"Au sommet de son art, Kechiche réalise son film le plus libre et le plus apaisé. Tranquillement génial", écrivais-je dans les Commentaires de la page de ce film il y a quelques mois, juste après l'avoir découvert. Après une seconde vision, je suis tenté de revenir sur ce commentaire, pas pour le démentir mais pour l'approfondir. Même si je lui préfère La vie d'Adèle, plus intense et déchirant, Mektoub my love me semble bien être la preuve de l'éclatante santé d'un cinéaste majeur qui tire, d'un matériau dénué d'épaisseur, une œuvre passionnante. Des jolies filles qui sympathisent (Ophélie et Céline) ou se jalousent (Ophélie et Charlotte), se font draguer par des mecs un peu (ou beaucoup, comme l'oncle Kamel, personnage irrésistiblement lourdingue-mais-attachant) plus âgés qu'elles, cela paraît bien mince pour un film de trois heures. Mais ce qui cimente le film, lui donne toute sa sensibilité, est son protagoniste, Amin, beau garçon devant lequel toutes les filles (ou presque, j'y reviendrai) se pâment ("On est d'accord ?" lance d'un air entendu Céline à Charlotte au début du film : réplique géniale en ce qu'elle résume sans explicitation nécessaire le pouvoir d'attraction d'Amin). Le jeune homme, apprenti artiste bien dans sa peau, écoute et observe plus qu'il ne parle ; celle qu'il écoute et observe principalement, c'est Ophélie, amie d'enfance qui ne voit pas (ou ne veut pas voir) qu'Amin la désire et ne le traite donc qu'en confident. Kechiche insiste sur l'ironie cruelle des sentiments et du désir, puisque son héros ne s'intéresse vraiment qu'à la seule fille qu'il ne peut pas avoir. Ces quelques scènes de dialogue entre Ophélie et Amin sont magnifiques, non pour les répliques elles-mêmes, car ce qui s'y dit n'est en soi guère intéressant ("Il faut surtout pas Clément sache que je le trompe avec Tony" ; "Charlotte croit que je suis jalouse d'elle, alors que c'est elle qui est jalouse de moi", etc), mais pour la manière dont Kechiche capte l'attention qu'Amin porte à Ophélie, à son corps, à ses formes (ses fesses débordent littéralement de son mini-short, et ce détail, potentiellement dépréciatif, est au contraire ici un signe suprême de beauté pour le héros et pour le cinéaste - le premier étant évidemment l'alter ego du second). Si Amin écoute Ophélie, le spectateur doit donc l'écouter aussi.
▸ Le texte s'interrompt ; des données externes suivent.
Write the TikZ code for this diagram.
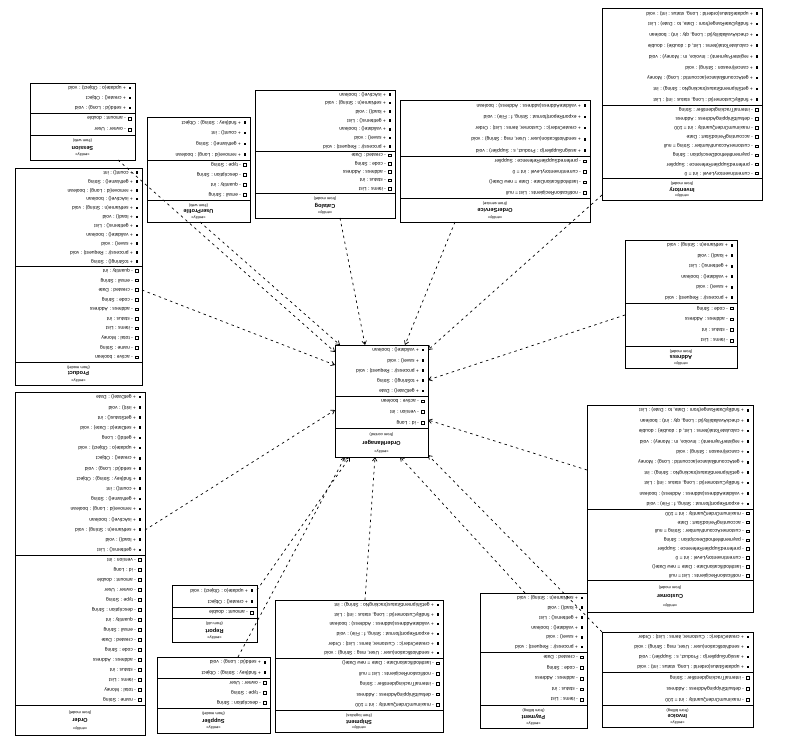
\documentclass[tikz,border=0pt]{standalone}
\usepackage{fontspec}
\setmainfont{Liberation Sans}
\usetikzlibrary{arrows.meta}

% running counters that pick the member texts
\newcount\opctr
\newcount\atctr

\newcommand\shortop[1]{\ifcase#1 + getId() : Long\or + setId(id : Long) : void\or + getName() : String\or + setName(n : String) : void\or + validate() : boolean\or + toString() : String\or + getStatus() : int\or + update(o : Object) : void\or + find(key : String) : Object\or + remove(id : Long) : boolean\or + load() : void\or + save() : void\or + getDate() : Date\or + setDate(d : Date) : void\or + create() : Object\or + count() : int\or + isActive() : boolean\or + getItems() : List\or + process(r : Request) : void\or + init() : void\fi}

\newcommand\longop[1]{\ifcase#1 + findByCustomer(id : Long, status : int) : List\or + createOrder(c : Customer, items : List) : Order\or + updateStatus(orderId : Long, status : int) : void\or + calculateTotal(items : List, d : double) : double\or + getAccountBalance(accountId : Long) : Money\or + validateAddress(address : Address) : boolean\or + sendNotification(user : User, msg : String) : void\or + findByDateRange(from : Date, to : Date) : List\or + registerPayment(i : Invoice, m : Money) : void\or + getShipmentStatus(trackingNo : String) : int\or + exportReport(format : String, f : File) : void\or + assignSupplier(p : Product, s : Supplier) : void\or + checkAvailability(id : Long, qty : int) : boolean\or + cancel(reason : String) : void\fi}

\newcommand\shortat[1]{\ifcase#1 - id : Long\or - name : String\or - status : int\or - created : Date\or - description : String\or - amount : double\or - active : boolean\or - items : List\or - code : String\or - quantity : int\or - owner : User\or - version : int\or - total : Money\or - address : Address\or - email : String\or - type : String\fi}

\newcommand\longat[1]{\ifcase#1 - customerAccountNumber : String = null\or - defaultShippingAddress : Address\or - lastModificationDate : Date = new Date()\or - paymentMethodDescription : String\or - maximumOrderQuantity : int = 100\or - notificationRecipients : List = null\or - preferredSupplierReference : Supplier\or - accountingPeriodStart : Date\or - internalTrackingIdentifier : String\or - currentInventoryLevel : int = 0\fi}

\tikzset{
  boxline/.style={draw=black,line width=0.9pt},
  member/.style={inner sep=0pt,anchor=west,rotate=180,
    font=\fontsize{4.9}{5.5}\selectfont},
  cname/.style={inner sep=0pt,rotate=180,font=\fontsize{5.6}{6.5}\selectfont\bfseries},
  cnote/.style={inner sep=0pt,rotate=180,font=\fontsize{4}{4.5}\selectfont},
  icon/.style={fill=black},
  dep/.style={line width=0.7pt,dash pattern=on 2.5pt off 3.5pt,
    -{Straight Barb[length=3.5pt,width=4.5pt]}}
}

% class box, printed upside down: operations on top, attributes, then the name
% #1 id, #2 x1/y1/x2/y2, #3 divider1/divider2, #4 ops/attrs, #5 name, #6 package
\newcommand\clsbox[6]{%
 \foreach \xa/\ya/\xb/\yb in {#2}{%
 \foreach \da/\db in {#3}{%
 \foreach \na/\nb in {#4}{%
   \draw[boxline] (\xa,\ya) rectangle (\xb,\yb);
   \draw[boxline] (\xa,\da) -- (\xb,\da) (\xa,\db) -- (\xb,\db);
   \pgfmathtruncatemacro\wide{(\xb-\xa)>140 ? 1 : 0}
   \pgfmathsetmacro\sta{(\da-\ya)/\na}
   \foreach \k in {1,...,\na}{%
     \pgfmathsetmacro\yy{\ya+(\k-0.5)*\sta}
     \global\advance\opctr by 1
     \ifnum\wide=1
       \pgfmathtruncatemacro\ix{mod(\the\opctr*5,14)}
       \node[member] at (\xb-9,\yy) {\longop{\ix}};
     \else
       \pgfmathtruncatemacro\ix{mod(\the\opctr*7,20)}
       \node[member] at (\xb-9,\yy) {\shortop{\ix}};
     \fi
     \fill[icon] (\xb-6.4,\yy-1.3) rectangle ++(2.6,2.6);
   }
   \pgfmathsetmacro\stb{(\db-\da)/\nb}
   \foreach \k in {1,...,\nb}{%
     \pgfmathsetmacro\yy{\da+(\k-0.5)*\stb}
     \global\advance\atctr by 1
     \ifnum\wide=1
       \pgfmathtruncatemacro\ix{mod(\the\atctr*3,10)}
       \node[member] at (\xb-9,\yy) {\longat{\ix}};
     \else
       \pgfmathtruncatemacro\ix{mod(\the\atctr*5,16)}
       \node[member] at (\xb-9,\yy) {\shortat{\ix}};
     \fi
     \draw[line width=0.5pt] (\xb-6.4,\yy-1.3) rectangle ++(2.6,2.6);
   }
   \pgfmathsetmacro\xm{(\xa+\xb)/2}
   \node[cnote] at (\xm,{\db+0.24*(\yb-\db)}) {(from #6)};
   \node[cname] at (\xm,{\db+0.52*(\yb-\db)}) {#5};
   \node[cnote] at (\xm,{\db+0.80*(\yb-\db)}) {<<entity>>};
 }}}%
}

\begin{document}
\begin{tikzpicture}[x=1pt,y=-1pt]
\useasboundingbox (0,0) rectangle (794,742);
\fill[white] (0,0) rectangle (794,742);

\clsbox{A}{30/83/135/160}{113/135}{3/2}{Session}{web}
\clsbox{B}{147/117/250/222}{160/200}{4/4}{UserProfile}{web}
\clsbox{C}{255/90/395/218}{151/193}{7/5}{Catalog}{model}
\clsbox{D}{400/100/590/222}{156/198}{5/4}{OrderService}{service}
\clsbox{E}{602/8/762/200}{105/178}{9/8}{Inventory}{model}
\clsbox{F}{625/240/737/368}{303/346}{6/4}{Address}{model}
\clsbox{G}{587/405/753/612}{509/580}{10/8}{Customer}{model}
\clsbox{H}{602/632/753/727}{672/705}{4/3}{Invoice}{billing}
\clsbox{I}{480/593/587/728}{652/705}{6/5}{Payment}{billing}
\clsbox{J}{275/600/443/732}{658/710}{6/5}{Shipment}{logistics}
\clsbox{K}{172/585/257/642}{607/618}{2/1}{Report}{util}
\clsbox{L}{157/657/270/733}{678/708}{2/3}{Supplier}{model}
\clsbox{M}{15/168/142/385}{266/362}{11/10}{Product}{model}
\clsbox{N}{15/392/145/735}{555/705}{16/15}{Order}{model}
\clsbox{Z}{335/345/428/457}{396/428}{5/3}{OrderManager}{control}

% connector end points on the outer classes
\coordinate (A-c) at (118,160);
\coordinate (B-c) at (200,222);
\coordinate (C-c) at (340,218);
\coordinate (D-c) at (455,222);
\coordinate (E-c) at (602,195);
\coordinate (F-c) at (625,315);
\coordinate (G-c) at (587,470);
\coordinate (H-c) at (602,632);
\coordinate (I-c) at (525,593);
\coordinate (J-c) at (365,600);
\coordinate (K-c) at (257,590);
\coordinate (L-c) at (238,657);
\coordinate (M-c) at (142,290);
\coordinate (N-c) at (145,530);
% connector end points on the central class
\coordinate (Z-A) at (335,352);
\coordinate (Z-B) at (340,345);
\coordinate (Z-C) at (365,345);
\coordinate (Z-D) at (405,345);
\coordinate (Z-E) at (428,350);
\coordinate (Z-F) at (428,380);
\coordinate (Z-G) at (428,420);
\coordinate (Z-H) at (428,455);
\coordinate (Z-I) at (400,457);
\coordinate (Z-J) at (375,457);
\coordinate (Z-K) at (350,457);
\coordinate (Z-L) at (345,457);
\coordinate (Z-M) at (335,365);
\coordinate (Z-N) at (335,410);

\foreach \c in {A,B,C,D,E,F,G,H,I,J,K,L,M,N}
  \draw[dep] (\c-c) -- (Z-\c);
\end{tikzpicture}
\end{document}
De la même façon, si la jeune fille est le seul personnage féminin qui apparaît nu (au début du film), c'est parce qu'elle est la plus belle pour Amin/Kechiche, du fait de ses formes donc, qui en font presque une lointaine descendante de la Vénus Noire, toutes proportions gardées évidemment : ce qu'il y a de beau, semble dire Kechiche, c'est que quand celle-ci, au début du XIXème siècle, était ostracisée à cause de son physique, Ophélie, telle une déesse descendue sur Terre, est elle désirée par tous les hommes ou presque à la fin du XXème siècle (nous sommes ici en 1994). L'apaisement et la douceur que j'évoquais dans mon commentaire se retrouve donc dans cet aspect du film.
Il y aurait encore bien d'autres choses à écrire sur cette œuvre formidablement stimulante, de la finesse de son montage, qui fait vivre magnifiquement le hors-champ, à son intelligence des dialogues, dont le sens profond est parfois dissimulé sous le masque de l'anodin (comme dans la très belle séquence où les personnages débattent de la manière de dire "Je t'aime" en arabe : Ophélie et Charlotte, face aux autres, sont d'accord sur la formulation ; on comprend alors qu'elles l'ont entendue de la bouche du même interlocuteur, Tony), mais ce qu'il faut dire avant tout, c'est que la vitalité, l'ambition et la vérité du cinéma de Kechiche sont trop rares dans le cinéma contemporain pour ne pas souhaiter de découvrir la suite (déjà tournée au moment où j'écris) le plus rapidement possible.